Last Tuesday, LGBTQ people in Botswana rejoiced after the nation’s High Court struck down laws that criminalized homosexuality. Botswanans found guilty of violating the now invalid law faced up to seven years in prison. After the High Court ruled that the country’s citizens may legally change their gender identity a year and a half ago, the decriminalization of homosexuality is the latest legal win for LGBTQ Botswanans. The historic landmark decision is a progressive move for the southern African country, as homosexuality is illegal in 28 countries throughout sub-Saharan Africa.
Most laws that prohibit homosexual activity originate from Africa’s colonial-era, in which European powers colonized the continent and enacted laws that continue to oppress LGBTQ people to this day. Enforced during British rule, section 164 of the Botswanan penal code declared homosexuality to be “carnal knowledge of any person against the order of nature”. A few weeks before the recent Botswana decision, Kenya’s High Court upheld its own law criminalizing same-sex relations in a high-profile court case. Nevertheless, the Republic of Botswana followed in the footsteps of Angola, a southern African nation that decriminalized same-sex activity earlier this year.

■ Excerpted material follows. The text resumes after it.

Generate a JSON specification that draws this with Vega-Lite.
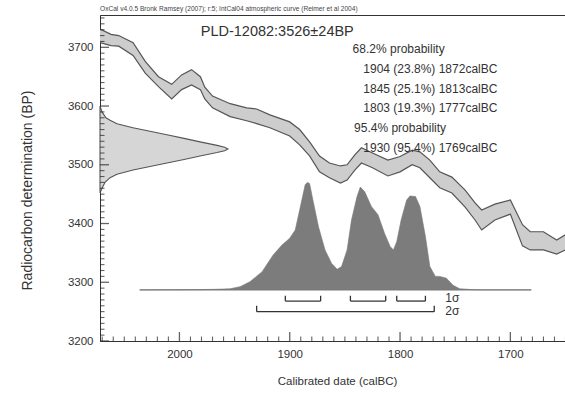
{
  "$schema": "https://vega.github.io/schema/vega-lite/v6.json",
  "autosize": "none",
  "width": 474,
  "height": 326,
  "padding": {"left": 100, "top": 15, "right": 0, "bottom": 53},
  "background": "white",
  "title": {
    "text": "OxCal v4.0.5 Bronk Ramsey (2007); r:5; IntCal04 atmospheric curve (Reimer et al 2004)",
    "anchor": "start",
    "frame": "group",
    "offset": 2,
    "fontSize": 6.6,
    "fontWeight": "normal",
    "font": "Liberation Sans",
    "color": "#444"
  },
  "config": {
    "font": "Liberation Sans",
    "view": {"stroke": "#333", "strokeWidth": 1},
    "axis": {"grid": false, "ticks": false, "domainColor": "#333", "labelColor": "#333", "titleColor": "#333", "labelFontSize": 11.5, "titleFontSize": 11.5, "titleFontWeight": "normal", "labelFont": "Liberation Sans", "titleFont": "Liberation Sans"}
  },
  "datasets": {
    "band": [
      {"year": 2072, "hi": 3731, "lo": 3708},
      {"year": 2062, "hi": 3722, "lo": 3703},
      {"year": 2055, "hi": 3720, "lo": 3702},
      {"year": 2042, "hi": 3708, "lo": 3686},
      {"year": 2031, "hi": 3676, "lo": 3656},
      {"year": 2019, "hi": 3650, "lo": 3633},
      {"year": 2007, "hi": 3637, "lo": 3612},
      {"year": 1998, "hi": 3653, "lo": 3628},
      {"year": 1989, "hi": 3662, "lo": 3636},
      {"year": 1981, "hi": 3650, "lo": 3628},
      {"year": 1977, "hi": 3632, "lo": 3612},
      {"year": 1970, "hi": 3617, "lo": 3597},
      {"year": 1954, "hi": 3604, "lo": 3582},
      {"year": 1939, "hi": 3597, "lo": 3575},
      {"year": 1930, "hi": 3595, "lo": 3570},
      {"year": 1918, "hi": 3585, "lo": 3563},
      {"year": 1900, "hi": 3573, "lo": 3549},
      {"year": 1891, "hi": 3560, "lo": 3534},
      {"year": 1882, "hi": 3539, "lo": 3515},
      {"year": 1873, "hi": 3515, "lo": 3488},
      {"year": 1864, "hi": 3503, "lo": 3478},
      {"year": 1854, "hi": 3498, "lo": 3469},
      {"year": 1848, "hi": 3500, "lo": 3474},
      {"year": 1841, "hi": 3517, "lo": 3491},
      {"year": 1835, "hi": 3529, "lo": 3503},
      {"year": 1825, "hi": 3520, "lo": 3495},
      {"year": 1811, "hi": 3508, "lo": 3481},
      {"year": 1800, "hi": 3514, "lo": 3488},
      {"year": 1789, "hi": 3525, "lo": 3500},
      {"year": 1782, "hi": 3522, "lo": 3495},
      {"year": 1773, "hi": 3508, "lo": 3478},
      {"year": 1764, "hi": 3488, "lo": 3461},
      {"year": 1753, "hi": 3479, "lo": 3452},
      {"year": 1741, "hi": 3457, "lo": 3428},
      {"year": 1732, "hi": 3435, "lo": 3406},
      {"year": 1726, "hi": 3423, "lo": 3389},
      {"year": 1714, "hi": 3433, "lo": 3406},
      {"year": 1700, "hi": 3440, "lo": 3416},
      {"year": 1689, "hi": 3398, "lo": 3362},
      {"year": 1682, "hi": 3386, "lo": 3355},
      {"year": 1670, "hi": 3386, "lo": 3355},
      {"year": 1658, "hi": 3372, "lo": 3348},
      {"year": 1650, "hi": 3381, "lo": 3355},
      {"year": 1642, "hi": 3384, "lo": 3358}
    ],
    "measured": [
      {"bp": 3600, "year": 2072},
      {"bp": 3590, "year": 2070.2},
      {"bp": 3580, "year": 2066.6},
      {"bp": 3576, "year": 2062.9},
      {"bp": 3570, "year": 2056.6},
      {"bp": 3563, "year": 2042.1},
      {"bp": 3557, "year": 2026.7},
      {"bp": 3551, "year": 2011.3},
      {"bp": 3545, "year": 1995.8},
      {"bp": 3539, "year": 1981.3},
      {"bp": 3533, "year": 1965.9},
      {"bp": 3530, "year": 1959},
      {"bp": 3527, "year": 1956},
      {"bp": 3524, "year": 1959},
      {"bp": 3521, "year": 1965.9},
      {"bp": 3515, "year": 1981.3},
      {"bp": 3509, "year": 1995.8},
      {"bp": 3503, "year": 2011.3},
      {"bp": 3497, "year": 2026.7},
      {"bp": 3491, "year": 2042.1},
      {"bp": 3484, "year": 2056.6},
      {"bp": 3478, "year": 2062.9},
      {"bp": 3470, "year": 2067.5},
      {"bp": 3460, "year": 2070.2},
      {"bp": 3452, "year": 2072}
    ],
    "calibrated": [
      {"year": 2036, "p": 3287},
      {"year": 1981, "p": 3287.5},
      {"year": 1968, "p": 3288},
      {"year": 1960, "p": 3288.5},
      {"year": 1954, "p": 3289},
      {"year": 1945, "p": 3292.5},
      {"year": 1936, "p": 3301},
      {"year": 1925, "p": 3318},
      {"year": 1921, "p": 3329.5},
      {"year": 1915, "p": 3346.5},
      {"year": 1907, "p": 3363.5},
      {"year": 1900, "p": 3375},
      {"year": 1895, "p": 3389},
      {"year": 1891, "p": 3423},
      {"year": 1886, "p": 3466},
      {"year": 1884, "p": 3470},
      {"year": 1882, "p": 3468},
      {"year": 1879, "p": 3440},
      {"year": 1874, "p": 3395},
      {"year": 1868, "p": 3355},
      {"year": 1862, "p": 3332},
      {"year": 1857, "p": 3322},
      {"year": 1853, "p": 3327},
      {"year": 1848, "p": 3355},
      {"year": 1844, "p": 3406},
      {"year": 1839, "p": 3446},
      {"year": 1836, "p": 3462},
      {"year": 1832, "p": 3454},
      {"year": 1826, "p": 3429},
      {"year": 1820, "p": 3415},
      {"year": 1814, "p": 3383},
      {"year": 1809, "p": 3361},
      {"year": 1806, "p": 3355},
      {"year": 1803, "p": 3369},
      {"year": 1799, "p": 3406},
      {"year": 1794, "p": 3440},
      {"year": 1791, "p": 3447},
      {"year": 1786, "p": 3446},
      {"year": 1782, "p": 3429},
      {"year": 1777, "p": 3378},
      {"year": 1773, "p": 3327},
      {"year": 1768, "p": 3310},
      {"year": 1764, "p": 3310},
      {"year": 1758, "p": 3307},
      {"year": 1752, "p": 3295},
      {"year": 1746, "p": 3289},
      {"year": 1735, "p": 3287.5},
      {"year": 1727, "p": 3287},
      {"year": 1681, "p": 3287}
    ],
    "ranges": [
      {"level": "1σ", "from": 1904, "to": 1872, "bp": 3268, "tickTop": 3277},
      {"level": "1σ", "from": 1845, "to": 1813, "bp": 3268, "tickTop": 3277},
      {"level": "1σ", "from": 1803, "to": 1777, "bp": 3268, "tickTop": 3277},
      {"level": "2σ", "from": 1930, "to": 1769, "bp": 3250, "tickTop": 3260}
    ],
    "sigmaLabels": [
      {"label": "1σ", "year": 1759, "bp": 3273},
      {"label": "2σ", "year": 1759, "bp": 3251}
    ],
    "notes": [
      {"label": "68.2% probability", "year": 1843, "bp": 3690.6},
      {"label": "1904 (23.8%) 1872calBC", "year": 1833.3, "bp": 3656.6},
      {"label": "1845 (25.1%) 1813calBC", "year": 1833.3, "bp": 3623},
      {"label": "1803 (19.3%) 1777calBC", "year": 1833.3, "bp": 3589.6},
      {"label": "95.4% probability", "year": 1841.7, "bp": 3556.6},
      {"label": "1930 (95.4%) 1769calBC", "year": 1833.3, "bp": 3522.5}
    ],
    "sample": [
      {"label": "PLD-12082:3526±24BP", "year": 1980.7, "bp": 3719.6}
    ],
    "yearMajor": [{"year": 2000}, {"year": 1900}, {"year": 1800}, {"year": 1700}],
    "yearMinor": [
      {"year": 1650}, {"year": 1660}, {"year": 1670}, {"year": 1680}, {"year": 1690},
      {"year": 1710}, {"year": 1720}, {"year": 1730}, {"year": 1740}, {"year": 1750},
      {"year": 1760}, {"year": 1770}, {"year": 1780}, {"year": 1790},
      {"year": 1810}, {"year": 1820}, {"year": 1830}, {"year": 1840}, {"year": 1850},
      {"year": 1860}, {"year": 1870}, {"year": 1880}, {"year": 1890},
      {"year": 1910}, {"year": 1920}, {"year": 1930}, {"year": 1940}, {"year": 1950},
      {"year": 1960}, {"year": 1970}, {"year": 1980}, {"year": 1990},
      {"year": 2010}, {"year": 2020}, {"year": 2030}, {"year": 2040}, {"year": 2050},
      {"year": 2060}, {"year": 2070}
    ],
    "bpMajor": [{"bp": 3200}, {"bp": 3300}, {"bp": 3400}, {"bp": 3500}, {"bp": 3600}, {"bp": 3700}],
    "bpMinor": [
      {"bp": 3210}, {"bp": 3220}, {"bp": 3230}, {"bp": 3240}, {"bp": 3250}, {"bp": 3260}, {"bp": 3270}, {"bp": 3280}, {"bp": 3290},
      {"bp": 3310}, {"bp": 3320}, {"bp": 3330}, {"bp": 3340}, {"bp": 3350}, {"bp": 3360}, {"bp": 3370}, {"bp": 3380}, {"bp": 3390},
      {"bp": 3410}, {"bp": 3420}, {"bp": 3430}, {"bp": 3440}, {"bp": 3450}, {"bp": 3460}, {"bp": 3470}, {"bp": 3480}, {"bp": 3490},
      {"bp": 3510}, {"bp": 3520}, {"bp": 3530}, {"bp": 3540}, {"bp": 3550}, {"bp": 3560}, {"bp": 3570}, {"bp": 3580}, {"bp": 3590},
      {"bp": 3610}, {"bp": 3620}, {"bp": 3630}, {"bp": 3640}, {"bp": 3650}, {"bp": 3660}, {"bp": 3670}, {"bp": 3680}, {"bp": 3690},
      {"bp": 3710}, {"bp": 3720}, {"bp": 3730}, {"bp": 3740}, {"bp": 3750}
    ]
  },
  "layer": [
    {
      "data": {"name": "band"},
      "mark": {"type": "area", "fill": "#cdcdcd", "clip": true},
      "encoding": {
        "x": {
          "field": "year", "type": "quantitative",
          "scale": {"domain": [1642.3, 2072], "reverse": true, "nice": false, "zero": false},
          "axis": {"values": [2000, 1900, 1800, 1700], "format": "d", "labelPadding": 7, "title": "Calibrated date (calBC)", "titlePadding": 16}
        },
        "y": {
          "field": "hi", "type": "quantitative",
          "scale": {"domain": [3200, 3755], "nice": false, "zero": false},
          "axis": {"values": [3200, 3300, 3400, 3500, 3600, 3700], "format": "d", "labelPadding": 7, "title": "Radiocarbon determination (BP)", "titleFontSize": 14, "titleY": 175, "titlePadding": 33}
        },
        "y2": {"field": "lo"}
      }
    },
    {
      "data": {"name": "band"},
      "mark": {"type": "line", "stroke": "#555", "strokeWidth": 1.2, "clip": true},
      "encoding": {
        "x": {"field": "year", "type": "quantitative"},
        "y": {"field": "hi", "type": "quantitative"}
      }
    },
    {
      "data": {"name": "band"},
      "mark": {"type": "line", "stroke": "#555", "strokeWidth": 1.2, "clip": true},
      "encoding": {
        "x": {"field": "year", "type": "quantitative"},
        "y": {"field": "lo", "type": "quantitative"}
      }
    },
    {
      "data": {"name": "measured"},
      "mark": {"type": "area", "orient": "horizontal", "fill": "#d6d6d6", "stroke": "#555", "strokeWidth": 1.1},
      "encoding": {
        "y": {"field": "bp", "type": "quantitative"},
        "x": {"field": "year", "type": "quantitative"},
        "x2": {"datum": 2072}
      }
    },
    {
      "data": {"name": "calibrated"},
      "mark": {"type": "rule", "stroke": "#888", "strokeWidth": 1},
      "encoding": {
        "x": {"aggregate": "max", "field": "year", "type": "quantitative"},
        "x2": {"aggregate": "min", "field": "year"},
        "y": {"aggregate": "min", "field": "p", "type": "quantitative"}
      }
    },
    {
      "data": {"name": "calibrated"},
      "mark": {"type": "area", "fill": "#7c7c7c", "stroke": "#777", "strokeWidth": 0.6},
      "encoding": {
        "x": {"field": "year", "type": "quantitative"},
        "y": {"field": "p", "type": "quantitative"},
        "y2": {"datum": 3287}
      }
    },
    {
      "data": {"name": "ranges"},
      "mark": {"type": "rule", "stroke": "#333", "strokeWidth": 1.3},
      "encoding": {
        "x": {"field": "from", "type": "quantitative"},
        "x2": {"field": "to"},
        "y": {"field": "bp", "type": "quantitative"}
      }
    },
    {
      "data": {"name": "ranges"},
      "mark": {"type": "rule", "stroke": "#333", "strokeWidth": 1.3},
      "encoding": {
        "x": {"field": "from", "type": "quantitative"},
        "y": {"field": "bp", "type": "quantitative"},
        "y2": {"field": "tickTop"}
      }
    },
    {
      "data": {"name": "ranges"},
      "mark": {"type": "rule", "stroke": "#333", "strokeWidth": 1.3},
      "encoding": {
        "x": {"field": "to", "type": "quantitative"},
        "y": {"field": "bp", "type": "quantitative"},
        "y2": {"field": "tickTop"}
      }
    },
    {
      "data": {"name": "sigmaLabels"},
      "mark": {"type": "text", "align": "left", "baseline": "middle", "fontSize": 12, "color": "#333"},
      "encoding": {
        "x": {"field": "year", "type": "quantitative"},
        "y": {"field": "bp", "type": "quantitative"},
        "text": {"field": "label"}
      }
    },
    {
      "data": {"name": "notes"},
      "mark": {"type": "text", "align": "left", "baseline": "alphabetic", "fontSize": 12, "color": "#333"},
      "encoding": {
        "x": {"field": "year", "type": "quantitative"},
        "y": {"field": "bp", "type": "quantitative"},
        "text": {"field": "label"}
      }
    },
    {
      "data": {"name": "sample"},
      "mark": {"type": "text", "align": "left", "baseline": "alphabetic", "fontSize": 14.5, "color": "#333"},
      "encoding": {
        "x": {"field": "year", "type": "quantitative"},
        "y": {"field": "bp", "type": "quantitative"},
        "text": {"field": "label"}
      }
    },
    {
      "data": {"name": "yearMajor"},
      "mark": {"type": "tick", "orient": "vertical", "color": "#222", "size": 18, "thickness": 1.3, "clip": true},
      "encoding": {
        "x": {"field": "year", "type": "quantitative"},
        "y": {"datum": 3200}
      }
    },
    {
      "data": {"name": "yearMinor"},
      "mark": {"type": "tick", "orient": "vertical", "color": "#222", "size": 9, "thickness": 1.1, "clip": true},
      "encoding": {
        "x": {"field": "year", "type": "quantitative"},
        "y": {"datum": 3200}
      }
    },
    {
      "data": {"name": "bpMajor"},
      "mark": {"type": "tick", "orient": "horizontal", "color": "#222", "size": 18, "thickness": 1.3, "clip": true},
      "encoding": {
        "y": {"field": "bp", "type": "quantitative"},
        "x": {"datum": 2072}
      }
    },
    {
      "data": {"name": "bpMinor"},
      "mark": {"type": "tick", "orient": "horizontal", "color": "#222", "size": 9, "thickness": 1.1, "clip": true},
      "encoding": {
        "y": {"field": "bp", "type": "quantitative"},
        "x": {"datum": 2072}
      }
    }
  ]
}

Botswana’s High Court concluded that jailing people for who they love is discriminatory, and that the government has no business regulating private affairs among consenting adults. It also helped that the ruling party of the government has expressed support for LGBTQ rights. According to the Botswana People’s Daily Newspaper, Botswanan President, Mokgweetsi Masisi said, “There are also many people of same sex relationships in this country, who have been violated and have also suffered in silence for fear of being discriminated. Just like other citizens, they deserve to have their rights protected.” President Masisi’s quote was referenced in the High Court’s final decision.
LEGABIBO, the first LGBTQ organization in Botswana, played an instrumental role in persuading the High Court to overturn the same-sex activity prohibition law. The organization’s legal policy director, Caine Youngman, helped to represent the anonymous plaintiff in the national court case. In 2012, a government agency would not allow LEGABIBO to register as a nonprofit because it claimed that the country’s constitution did not recognize LGBTQ people. However, in 2016 an appeals court ruled that LEGABIBO could be legally recognized as a nonprofit organization. The impact of LEGABIBO highlights the importance of the LGBTQ community’s right to assemble and petition the government. Furthermore, it shows LGBTQ leaders accomplish when civically engaged and politically empowered. In order to govern successfully, governments must recognize LGBTQ leaders as equal citizens . On Tuesday, June 11, 2019, Botswana took an important step towards opportunity for its LGBTQ citizens.
The LGBTQ Victory Institute is dedicated to electing LGBTQ leaders in the United States and around the world. In South Africa, a nation that borders Botswana from the south, Victory hosts an annual LGBTQ Political Leadership Learning Institute. The program works with the Triangle Projec to provide LGBTQ leaders with the skills needed to participate in the political process and hold public office positions.